Reproduce the listing exactly, with no pictures in your copy.

# START OF Information supplied

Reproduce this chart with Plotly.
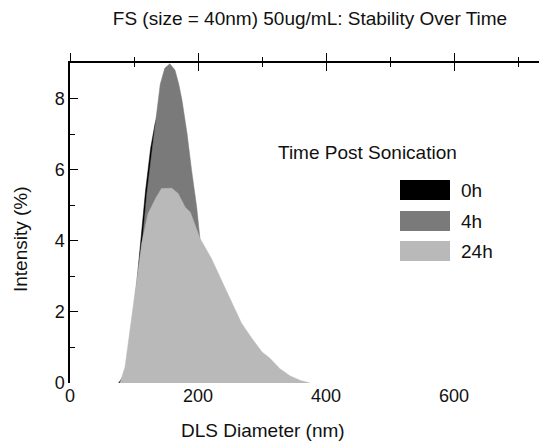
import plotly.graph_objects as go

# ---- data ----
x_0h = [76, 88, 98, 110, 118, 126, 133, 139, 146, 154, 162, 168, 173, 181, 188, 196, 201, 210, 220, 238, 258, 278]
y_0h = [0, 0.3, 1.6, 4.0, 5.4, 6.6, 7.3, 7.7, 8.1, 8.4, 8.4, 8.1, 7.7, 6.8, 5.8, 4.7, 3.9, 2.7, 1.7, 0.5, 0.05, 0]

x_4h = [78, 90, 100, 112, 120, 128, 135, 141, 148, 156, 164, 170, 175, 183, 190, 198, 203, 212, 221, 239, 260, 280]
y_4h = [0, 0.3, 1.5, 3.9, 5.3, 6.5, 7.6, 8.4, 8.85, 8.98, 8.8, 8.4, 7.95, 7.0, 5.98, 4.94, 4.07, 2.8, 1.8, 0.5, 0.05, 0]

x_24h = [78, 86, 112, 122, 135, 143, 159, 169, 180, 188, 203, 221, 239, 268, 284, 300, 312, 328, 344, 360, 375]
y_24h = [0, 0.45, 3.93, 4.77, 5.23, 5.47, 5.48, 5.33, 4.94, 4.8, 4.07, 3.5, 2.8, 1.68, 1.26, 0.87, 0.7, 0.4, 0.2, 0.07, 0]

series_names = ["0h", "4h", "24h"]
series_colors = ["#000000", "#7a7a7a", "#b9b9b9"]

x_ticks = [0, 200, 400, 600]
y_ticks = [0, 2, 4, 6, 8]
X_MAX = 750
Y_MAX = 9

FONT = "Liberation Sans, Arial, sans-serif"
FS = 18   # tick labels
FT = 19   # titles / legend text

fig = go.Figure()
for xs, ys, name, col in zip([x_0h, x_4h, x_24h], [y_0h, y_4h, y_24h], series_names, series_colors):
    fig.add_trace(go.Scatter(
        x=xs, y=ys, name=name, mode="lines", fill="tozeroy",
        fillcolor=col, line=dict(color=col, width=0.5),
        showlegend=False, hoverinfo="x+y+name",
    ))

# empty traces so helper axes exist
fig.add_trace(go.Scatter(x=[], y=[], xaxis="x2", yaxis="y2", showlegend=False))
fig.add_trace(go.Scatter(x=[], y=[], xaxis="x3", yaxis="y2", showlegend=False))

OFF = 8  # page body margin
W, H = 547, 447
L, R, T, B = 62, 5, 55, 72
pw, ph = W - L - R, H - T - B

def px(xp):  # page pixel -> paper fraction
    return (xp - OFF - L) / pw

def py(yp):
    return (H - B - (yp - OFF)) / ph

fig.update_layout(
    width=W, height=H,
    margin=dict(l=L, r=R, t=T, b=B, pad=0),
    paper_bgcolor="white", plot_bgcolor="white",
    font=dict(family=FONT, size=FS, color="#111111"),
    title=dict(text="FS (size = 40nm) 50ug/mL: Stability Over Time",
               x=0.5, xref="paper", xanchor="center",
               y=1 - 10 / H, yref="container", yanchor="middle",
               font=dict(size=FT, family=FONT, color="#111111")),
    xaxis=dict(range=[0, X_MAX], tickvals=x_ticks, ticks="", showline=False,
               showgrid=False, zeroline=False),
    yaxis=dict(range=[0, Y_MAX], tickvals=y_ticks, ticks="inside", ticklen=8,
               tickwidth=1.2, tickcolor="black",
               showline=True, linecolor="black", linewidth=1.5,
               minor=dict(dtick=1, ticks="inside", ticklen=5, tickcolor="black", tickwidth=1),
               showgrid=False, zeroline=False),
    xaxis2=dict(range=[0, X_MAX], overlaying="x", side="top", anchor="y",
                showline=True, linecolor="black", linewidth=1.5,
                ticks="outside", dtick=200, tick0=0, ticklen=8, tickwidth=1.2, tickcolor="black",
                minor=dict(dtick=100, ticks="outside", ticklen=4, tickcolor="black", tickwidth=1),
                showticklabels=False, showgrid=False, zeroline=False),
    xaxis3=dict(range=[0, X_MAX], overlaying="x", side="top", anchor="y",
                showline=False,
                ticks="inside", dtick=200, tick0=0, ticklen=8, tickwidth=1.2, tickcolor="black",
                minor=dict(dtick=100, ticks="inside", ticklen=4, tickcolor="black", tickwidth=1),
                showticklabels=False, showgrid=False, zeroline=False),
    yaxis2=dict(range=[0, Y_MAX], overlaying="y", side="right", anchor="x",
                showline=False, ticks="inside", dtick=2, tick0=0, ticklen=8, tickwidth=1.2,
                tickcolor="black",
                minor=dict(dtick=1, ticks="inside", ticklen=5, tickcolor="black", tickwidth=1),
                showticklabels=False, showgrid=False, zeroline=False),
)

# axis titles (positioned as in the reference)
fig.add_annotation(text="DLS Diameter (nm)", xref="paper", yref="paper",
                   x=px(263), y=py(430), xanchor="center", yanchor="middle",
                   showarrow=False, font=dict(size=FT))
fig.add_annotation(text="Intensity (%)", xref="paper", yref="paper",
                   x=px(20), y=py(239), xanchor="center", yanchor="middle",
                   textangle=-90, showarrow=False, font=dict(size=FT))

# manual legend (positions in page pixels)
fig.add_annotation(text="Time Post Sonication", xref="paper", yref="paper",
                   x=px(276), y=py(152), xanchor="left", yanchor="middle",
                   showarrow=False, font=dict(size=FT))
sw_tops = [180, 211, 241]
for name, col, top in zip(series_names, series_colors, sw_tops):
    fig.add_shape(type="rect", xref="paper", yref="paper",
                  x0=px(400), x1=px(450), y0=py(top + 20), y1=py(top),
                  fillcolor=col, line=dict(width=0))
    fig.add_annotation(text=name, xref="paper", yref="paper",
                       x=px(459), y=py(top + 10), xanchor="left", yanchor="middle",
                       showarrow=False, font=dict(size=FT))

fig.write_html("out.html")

# END OF Information supplied

== Written reply ==
Reproduce this chart with Plotly.
import plotly.graph_objects as go

# ---- data ----
x_0h = [76, 88, 98, 110, 118, 126, 133, 139, 146, 154, 162, 168, 173, 181, 188, 196, 201, 210, 220, 238, 258, 278]
y_0h = [0, 0.3, 1.6, 4.0, 5.4, 6.6, 7.3, 7.7, 8.1, 8.4, 8.4, 8.1, 7.7, 6.8, 5.8, 4.7, 3.9, 2.7, 1.7, 0.5, 0.05, 0]

x_4h = [78, 90, 100, 112, 120, 128, 135, 141, 148, 156, 164, 170, 175, 183, 190, 198, 203, 212, 221, 239, 260, 280]
y_4h = [0, 0.3, 1.5, 3.9, 5.3, 6.5, 7.6, 8.4, 8.85, 8.98, 8.8, 8.4, 7.95, 7.0, 5.98, 4.94, 4.07, 2.8, 1.8, 0.5, 0.05, 0]

x_24h = [78, 86, 112, 122, 135, 143, 159, 169, 180, 188, 203, 221, 239, 268, 284, 300, 312, 328, 344, 360, 375]
y_24h = [0, 0.45, 3.93, 4.77, 5.23, 5.47, 5.48, 5.33, 4.94, 4.8, 4.07, 3.5, 2.8, 1.68, 1.26, 0.87, 0.7, 0.4, 0.2, 0.07, 0]

series_names = ["0h", "4h", "24h"]
series_colors = ["#000000", "#7a7a7a", "#b9b9b9"]

x_ticks = [0, 200, 400, 600]
y_ticks = [0, 2, 4, 6, 8]
X_MAX = 750
Y_MAX = 9

FONT = "Liberation Sans, Arial, sans-serif"
FS = 18   # tick labels
FT = 19   # titles / legend text

fig = go.Figure()
for xs, ys, name, col in zip([x_0h, x_4h, x_24h], [y_0h, y_4h, y_24h], series_names, series_colors):
    fig.add_trace(go.Scatter(
        x=xs, y=ys, name=name, mode="lines", fill="tozeroy",
        fillcolor=col, line=dict(color=col, width=0.5),
        showlegend=False, hoverinfo="x+y+name",
    ))

# empty traces so helper axes exist
fig.add_trace(go.Scatter(x=[], y=[], xaxis="x2", yaxis="y2", showlegend=False))
fig.add_trace(go.Scatter(x=[], y=[], xaxis="x3", yaxis="y2", showlegend=False))

OFF = 8  # page body margin
W, H = 547, 447
L, R, T, B = 62, 5, 55, 72
pw, ph = W - L - R, H - T - B

def px(xp):  # page pixel -> paper fraction
    return (xp - OFF - L) / pw

def py(yp):
    return (H - B - (yp - OFF)) / ph

fig.update_layout(
    width=W, height=H,
    margin=dict(l=L, r=R, t=T, b=B, pad=0),
    paper_bgcolor="white", plot_bgcolor="white",
    font=dict(family=FONT, size=FS, color="#111111"),
    title=dict(text="FS (size = 40nm) 50ug/mL: Stability Over Time",
               x=0.5, xref="paper", xanchor="center",
               y=1 - 10 / H, yref="container", yanchor="middle",
               font=dict(size=FT, family=FONT, color="#111111")),
    xaxis=dict(range=[0, X_MAX], tickvals=x_ticks, ticks="", showline=False,
               showgrid=False, zeroline=False),
    yaxis=dict(range=[0, Y_MAX], tickvals=y_ticks, ticks="inside", ticklen=8,
               tickwidth=1.2, tickcolor="black",
               showline=True, linecolor="black", linewidth=1.5,
               minor=dict(dtick=1, ticks="inside", ticklen=5, tickcolor="black", tickwidth=1),
               showgrid=False, zeroline=False),
    xaxis2=dict(range=[0, X_MAX], overlaying="x", side="top", anchor="y",
                showline=True, linecolor="black", linewidth=1.5,
                ticks="outside", dtick=200, tick0=0, ticklen=8, tickwidth=1.2, tickcolor="black",
                minor=dict(dtick=100, ticks="outside", ticklen=4, tickcolor="black", tickwidth=1),
                showticklabels=False, showgrid=False, zeroline=False),
    xaxis3=dict(range=[0, X_MAX], overlaying="x", side="top", anchor="y",
                showline=False,
                ticks="inside", dtick=200, tick0=0, ticklen=8, tickwidth=1.2, tickcolor="black",
                minor=dict(dtick=100, ticks="inside", ticklen=4, tickcolor="black", tickwidth=1),
                showticklabels=False, showgrid=False, zeroline=False),
    yaxis2=dict(range=[0, Y_MAX], overlaying="y", side="right", anchor="x",
                showline=False, ticks="inside", dtick=2, tick0=0, ticklen=8, tickwidth=1.2,
                tickcolor="black",
                minor=dict(dtick=1, ticks="inside", ticklen=5, tickcolor="black", tickwidth=1),
                showticklabels=False, showgrid=False, zeroline=False),
)

# axis titles (positioned as in the reference)
fig.add_annotation(text="DLS Diameter (nm)", xref="paper", yref="paper",
                   x=px(263), y=py(430), xanchor="center", yanchor="middle",
                   showarrow=False, font=dict(size=FT))
fig.add_annotation(text="Intensity (%)", xref="paper", yref="paper",
                   x=px(20), y=py(239), xanchor="center", yanchor="middle",
                   textangle=-90, showarrow=False, font=dict(size=FT))

# manual legend (positions in page pixels)
fig.add_annotation(text="Time Post Sonication", xref="paper", yref="paper",
                   x=px(276), y=py(152), xanchor="left", yanchor="middle",
                   showarrow=False, font=dict(size=FT))
sw_tops = [180, 211, 241]
for name, col, top in zip(series_names, series_colors, sw_tops):
    fig.add_shape(type="rect", xref="paper", yref="paper",
                  x0=px(400), x1=px(450), y0=py(top + 20), y1=py(top),
                  fillcolor=col, line=dict(width=0))
    fig.add_annotation(text=name, xref="paper", yref="paper",
                       x=px(459), y=py(top + 10), xanchor="left", yanchor="middle",
                       showarrow=False, font=dict(size=FT))

fig.write_html("out.html")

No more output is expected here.